Aim >> Copy verbatim the block of lines in the entries below whose first line contains "Rebuild this chart" and whose last line contains "xdec = [d.year". Leave out all other lines.
++++ Data for processing ++++
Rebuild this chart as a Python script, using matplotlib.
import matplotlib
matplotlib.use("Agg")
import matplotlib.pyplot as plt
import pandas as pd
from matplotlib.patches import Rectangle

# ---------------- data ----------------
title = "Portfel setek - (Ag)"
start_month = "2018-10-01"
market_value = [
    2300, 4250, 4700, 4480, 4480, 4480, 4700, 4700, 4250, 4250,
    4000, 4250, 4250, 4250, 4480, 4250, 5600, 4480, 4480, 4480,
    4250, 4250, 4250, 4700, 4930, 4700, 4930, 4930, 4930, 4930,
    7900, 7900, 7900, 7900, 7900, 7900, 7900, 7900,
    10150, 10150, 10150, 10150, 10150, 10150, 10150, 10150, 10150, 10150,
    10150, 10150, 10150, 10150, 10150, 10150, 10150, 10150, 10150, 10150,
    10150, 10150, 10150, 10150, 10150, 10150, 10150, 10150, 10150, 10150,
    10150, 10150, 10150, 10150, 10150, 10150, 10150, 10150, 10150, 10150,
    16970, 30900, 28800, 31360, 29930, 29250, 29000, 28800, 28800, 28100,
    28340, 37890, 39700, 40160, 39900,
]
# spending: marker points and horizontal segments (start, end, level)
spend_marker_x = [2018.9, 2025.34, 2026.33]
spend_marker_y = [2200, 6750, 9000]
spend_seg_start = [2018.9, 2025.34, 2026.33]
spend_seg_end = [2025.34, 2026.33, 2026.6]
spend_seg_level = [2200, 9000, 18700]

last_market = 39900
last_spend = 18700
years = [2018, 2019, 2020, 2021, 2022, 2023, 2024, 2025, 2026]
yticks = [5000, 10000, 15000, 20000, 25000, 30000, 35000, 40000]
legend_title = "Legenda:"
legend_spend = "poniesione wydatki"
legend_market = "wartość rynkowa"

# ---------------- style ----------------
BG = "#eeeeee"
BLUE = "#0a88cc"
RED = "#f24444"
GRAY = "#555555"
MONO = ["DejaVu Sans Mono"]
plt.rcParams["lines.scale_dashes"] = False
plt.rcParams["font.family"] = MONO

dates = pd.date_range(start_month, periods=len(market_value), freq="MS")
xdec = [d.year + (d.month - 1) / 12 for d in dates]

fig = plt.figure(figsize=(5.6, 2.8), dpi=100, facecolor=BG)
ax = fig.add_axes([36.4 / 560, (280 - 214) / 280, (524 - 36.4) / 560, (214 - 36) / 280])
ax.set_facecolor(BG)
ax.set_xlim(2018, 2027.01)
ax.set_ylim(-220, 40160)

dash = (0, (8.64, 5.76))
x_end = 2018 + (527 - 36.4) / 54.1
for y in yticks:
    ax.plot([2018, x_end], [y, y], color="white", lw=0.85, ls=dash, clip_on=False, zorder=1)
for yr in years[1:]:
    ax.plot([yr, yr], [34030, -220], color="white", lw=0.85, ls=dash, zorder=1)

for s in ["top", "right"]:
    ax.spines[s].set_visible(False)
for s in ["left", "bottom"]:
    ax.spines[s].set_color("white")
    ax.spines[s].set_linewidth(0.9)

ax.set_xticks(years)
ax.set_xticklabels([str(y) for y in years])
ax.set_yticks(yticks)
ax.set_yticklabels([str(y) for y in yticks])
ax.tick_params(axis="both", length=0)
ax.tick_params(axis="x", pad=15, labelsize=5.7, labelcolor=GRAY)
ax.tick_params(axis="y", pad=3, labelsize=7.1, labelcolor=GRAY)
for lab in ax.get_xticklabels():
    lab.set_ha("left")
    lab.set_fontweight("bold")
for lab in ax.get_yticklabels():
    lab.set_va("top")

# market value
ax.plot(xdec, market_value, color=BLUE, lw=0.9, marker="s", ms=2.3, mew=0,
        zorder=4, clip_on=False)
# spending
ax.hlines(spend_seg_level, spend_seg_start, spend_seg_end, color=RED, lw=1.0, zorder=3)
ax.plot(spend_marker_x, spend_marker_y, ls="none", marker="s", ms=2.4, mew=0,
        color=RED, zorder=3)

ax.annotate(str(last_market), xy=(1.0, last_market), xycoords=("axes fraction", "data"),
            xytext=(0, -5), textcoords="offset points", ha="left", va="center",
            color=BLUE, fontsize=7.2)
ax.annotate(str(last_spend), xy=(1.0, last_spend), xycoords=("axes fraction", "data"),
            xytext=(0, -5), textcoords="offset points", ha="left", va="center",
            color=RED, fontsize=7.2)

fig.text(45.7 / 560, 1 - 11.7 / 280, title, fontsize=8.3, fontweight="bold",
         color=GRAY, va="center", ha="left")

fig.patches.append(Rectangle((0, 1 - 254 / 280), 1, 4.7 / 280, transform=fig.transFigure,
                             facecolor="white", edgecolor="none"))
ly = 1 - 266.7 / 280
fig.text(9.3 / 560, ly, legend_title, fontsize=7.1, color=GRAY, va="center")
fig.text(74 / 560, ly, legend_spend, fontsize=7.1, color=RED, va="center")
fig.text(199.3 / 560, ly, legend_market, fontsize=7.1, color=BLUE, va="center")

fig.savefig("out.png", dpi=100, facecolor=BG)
++++
++++ Data for processing ++++
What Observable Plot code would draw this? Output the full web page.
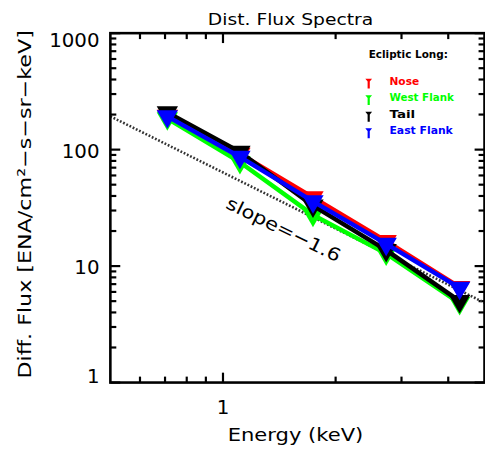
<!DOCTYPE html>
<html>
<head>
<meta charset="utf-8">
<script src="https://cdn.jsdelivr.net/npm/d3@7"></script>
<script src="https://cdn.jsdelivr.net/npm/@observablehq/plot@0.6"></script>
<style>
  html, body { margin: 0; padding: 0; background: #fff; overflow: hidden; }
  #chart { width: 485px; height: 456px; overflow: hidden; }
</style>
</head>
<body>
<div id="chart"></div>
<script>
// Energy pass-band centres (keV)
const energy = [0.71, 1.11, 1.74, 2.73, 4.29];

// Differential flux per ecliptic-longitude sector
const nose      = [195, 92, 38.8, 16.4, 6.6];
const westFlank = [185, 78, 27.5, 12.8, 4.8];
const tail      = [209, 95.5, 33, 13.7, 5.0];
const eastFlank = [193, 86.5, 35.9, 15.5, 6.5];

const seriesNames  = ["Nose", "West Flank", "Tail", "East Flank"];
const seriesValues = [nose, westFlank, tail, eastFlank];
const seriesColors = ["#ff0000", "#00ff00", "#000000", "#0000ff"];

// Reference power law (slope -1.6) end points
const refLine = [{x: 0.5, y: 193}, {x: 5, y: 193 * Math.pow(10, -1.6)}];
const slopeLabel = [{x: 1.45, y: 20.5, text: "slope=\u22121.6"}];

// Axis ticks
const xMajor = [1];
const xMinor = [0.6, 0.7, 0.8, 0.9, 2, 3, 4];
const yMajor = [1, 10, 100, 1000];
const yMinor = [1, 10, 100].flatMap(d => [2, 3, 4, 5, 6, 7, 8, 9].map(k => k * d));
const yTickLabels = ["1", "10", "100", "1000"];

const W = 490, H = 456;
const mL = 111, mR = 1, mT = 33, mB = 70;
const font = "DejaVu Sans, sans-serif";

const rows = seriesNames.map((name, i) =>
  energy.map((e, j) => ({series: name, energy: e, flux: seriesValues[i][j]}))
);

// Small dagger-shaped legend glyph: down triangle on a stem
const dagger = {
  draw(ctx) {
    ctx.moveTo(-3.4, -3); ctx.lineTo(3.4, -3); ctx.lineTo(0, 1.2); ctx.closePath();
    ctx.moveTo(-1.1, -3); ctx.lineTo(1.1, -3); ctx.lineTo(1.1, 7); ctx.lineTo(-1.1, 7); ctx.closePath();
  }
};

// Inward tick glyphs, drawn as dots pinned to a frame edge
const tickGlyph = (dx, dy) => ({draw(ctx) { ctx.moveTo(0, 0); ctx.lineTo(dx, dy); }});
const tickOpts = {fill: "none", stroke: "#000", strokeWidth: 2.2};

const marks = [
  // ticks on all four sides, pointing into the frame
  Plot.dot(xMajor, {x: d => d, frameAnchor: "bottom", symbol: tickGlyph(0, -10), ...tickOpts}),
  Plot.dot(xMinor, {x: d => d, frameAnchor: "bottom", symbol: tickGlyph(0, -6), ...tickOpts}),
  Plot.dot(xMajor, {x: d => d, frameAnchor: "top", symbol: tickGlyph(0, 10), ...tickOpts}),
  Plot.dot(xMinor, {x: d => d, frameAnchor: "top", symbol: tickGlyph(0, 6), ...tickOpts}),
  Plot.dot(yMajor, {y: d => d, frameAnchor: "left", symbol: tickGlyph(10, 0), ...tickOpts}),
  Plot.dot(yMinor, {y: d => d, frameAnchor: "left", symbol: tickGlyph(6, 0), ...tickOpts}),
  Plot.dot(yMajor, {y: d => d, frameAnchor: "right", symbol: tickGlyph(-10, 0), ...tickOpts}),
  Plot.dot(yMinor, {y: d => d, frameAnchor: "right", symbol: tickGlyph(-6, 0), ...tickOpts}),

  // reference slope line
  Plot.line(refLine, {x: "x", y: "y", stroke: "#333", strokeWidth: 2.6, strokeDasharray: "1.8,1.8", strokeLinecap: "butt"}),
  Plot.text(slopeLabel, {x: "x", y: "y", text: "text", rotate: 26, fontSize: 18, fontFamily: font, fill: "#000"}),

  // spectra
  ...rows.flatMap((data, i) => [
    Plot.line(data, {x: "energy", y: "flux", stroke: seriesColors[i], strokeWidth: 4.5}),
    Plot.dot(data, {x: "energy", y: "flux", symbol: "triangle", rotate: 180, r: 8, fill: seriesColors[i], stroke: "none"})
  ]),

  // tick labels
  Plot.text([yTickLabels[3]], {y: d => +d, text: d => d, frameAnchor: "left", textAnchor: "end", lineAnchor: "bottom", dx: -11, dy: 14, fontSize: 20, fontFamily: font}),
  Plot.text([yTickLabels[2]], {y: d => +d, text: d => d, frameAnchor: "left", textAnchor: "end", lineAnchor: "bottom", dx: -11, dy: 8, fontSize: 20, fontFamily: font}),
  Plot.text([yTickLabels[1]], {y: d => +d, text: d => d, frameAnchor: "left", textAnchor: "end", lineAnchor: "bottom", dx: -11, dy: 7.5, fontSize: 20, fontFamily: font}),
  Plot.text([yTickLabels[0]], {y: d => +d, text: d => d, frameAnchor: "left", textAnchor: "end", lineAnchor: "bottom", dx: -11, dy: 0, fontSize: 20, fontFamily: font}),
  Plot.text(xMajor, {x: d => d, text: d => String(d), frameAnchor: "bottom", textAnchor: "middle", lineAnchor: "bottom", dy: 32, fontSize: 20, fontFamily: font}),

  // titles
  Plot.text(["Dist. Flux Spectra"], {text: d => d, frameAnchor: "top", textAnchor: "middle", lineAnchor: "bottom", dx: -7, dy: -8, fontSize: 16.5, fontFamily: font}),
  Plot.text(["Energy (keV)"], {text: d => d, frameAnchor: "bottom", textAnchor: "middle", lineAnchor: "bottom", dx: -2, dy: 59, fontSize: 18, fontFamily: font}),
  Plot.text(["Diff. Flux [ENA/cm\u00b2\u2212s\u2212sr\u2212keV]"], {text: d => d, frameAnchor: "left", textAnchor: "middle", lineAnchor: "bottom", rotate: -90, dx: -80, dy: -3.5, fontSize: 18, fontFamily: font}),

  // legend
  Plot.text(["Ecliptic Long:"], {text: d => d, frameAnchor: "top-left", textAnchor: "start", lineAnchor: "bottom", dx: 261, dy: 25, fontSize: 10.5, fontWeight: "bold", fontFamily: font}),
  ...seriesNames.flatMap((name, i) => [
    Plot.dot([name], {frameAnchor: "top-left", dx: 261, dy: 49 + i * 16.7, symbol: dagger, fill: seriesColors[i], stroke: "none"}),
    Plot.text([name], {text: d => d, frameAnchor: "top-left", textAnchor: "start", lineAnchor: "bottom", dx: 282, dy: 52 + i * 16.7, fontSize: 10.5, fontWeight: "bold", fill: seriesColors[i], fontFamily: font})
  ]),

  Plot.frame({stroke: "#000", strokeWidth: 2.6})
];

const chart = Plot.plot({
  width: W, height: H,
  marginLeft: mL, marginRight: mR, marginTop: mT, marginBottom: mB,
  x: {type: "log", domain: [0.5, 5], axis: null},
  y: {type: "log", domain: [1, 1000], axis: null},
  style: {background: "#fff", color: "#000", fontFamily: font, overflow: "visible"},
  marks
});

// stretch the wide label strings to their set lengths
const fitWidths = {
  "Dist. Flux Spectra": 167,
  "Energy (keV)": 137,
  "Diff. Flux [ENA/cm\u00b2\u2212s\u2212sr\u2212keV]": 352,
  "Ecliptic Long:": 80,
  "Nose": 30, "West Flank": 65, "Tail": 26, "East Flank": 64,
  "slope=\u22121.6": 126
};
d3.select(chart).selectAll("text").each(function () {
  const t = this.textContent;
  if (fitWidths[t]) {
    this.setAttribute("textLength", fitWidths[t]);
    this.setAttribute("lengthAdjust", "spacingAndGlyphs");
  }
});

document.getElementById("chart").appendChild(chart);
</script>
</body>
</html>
++++
Complete output >>
Rebuild this chart as a Python script, using matplotlib.
import matplotlib
matplotlib.use("Agg")
import matplotlib.pyplot as plt
import pandas as pd
from matplotlib.patches import Rectangle

# ---------------- data ----------------
title = "Portfel setek - (Ag)"
start_month = "2018-10-01"
market_value = [
    2300, 4250, 4700, 4480, 4480, 4480, 4700, 4700, 4250, 4250,
    4000, 4250, 4250, 4250, 4480, 4250, 5600, 4480, 4480, 4480,
    4250, 4250, 4250, 4700, 4930, 4700, 4930, 4930, 4930, 4930,
    7900, 7900, 7900, 7900, 7900, 7900, 7900, 7900,
    10150, 10150, 10150, 10150, 10150, 10150, 10150, 10150, 10150, 10150,
    10150, 10150, 10150, 10150, 10150, 10150, 10150, 10150, 10150, 10150,
    10150, 10150, 10150, 10150, 10150, 10150, 10150, 10150, 10150, 10150,
    10150, 10150, 10150, 10150, 10150, 10150, 10150, 10150, 10150, 10150,
    16970, 30900, 28800, 31360, 29930, 29250, 29000, 28800, 28800, 28100,
    28340, 37890, 39700, 40160, 39900,
]
# spending: marker points and horizontal segments (start, end, level)
spend_marker_x = [2018.9, 2025.34, 2026.33]
spend_marker_y = [2200, 6750, 9000]
spend_seg_start = [2018.9, 2025.34, 2026.33]
spend_seg_end = [2025.34, 2026.33, 2026.6]
spend_seg_level = [2200, 9000, 18700]

last_market = 39900
last_spend = 18700
years = [2018, 2019, 2020, 2021, 2022, 2023, 2024, 2025, 2026]
yticks = [5000, 10000, 15000, 20000, 25000, 30000, 35000, 40000]
legend_title = "Legenda:"
legend_spend = "poniesione wydatki"
legend_market = "wartość rynkowa"

# ---------------- style ----------------
BG = "#eeeeee"
BLUE = "#0a88cc"
RED = "#f24444"
GRAY = "#555555"
MONO = ["DejaVu Sans Mono"]
plt.rcParams["lines.scale_dashes"] = False
plt.rcParams["font.family"] = MONO

dates = pd.date_range(start_month, periods=len(market_value), freq="MS")
xdec = [d.year + (d.month - 1) / 12 for d in dates]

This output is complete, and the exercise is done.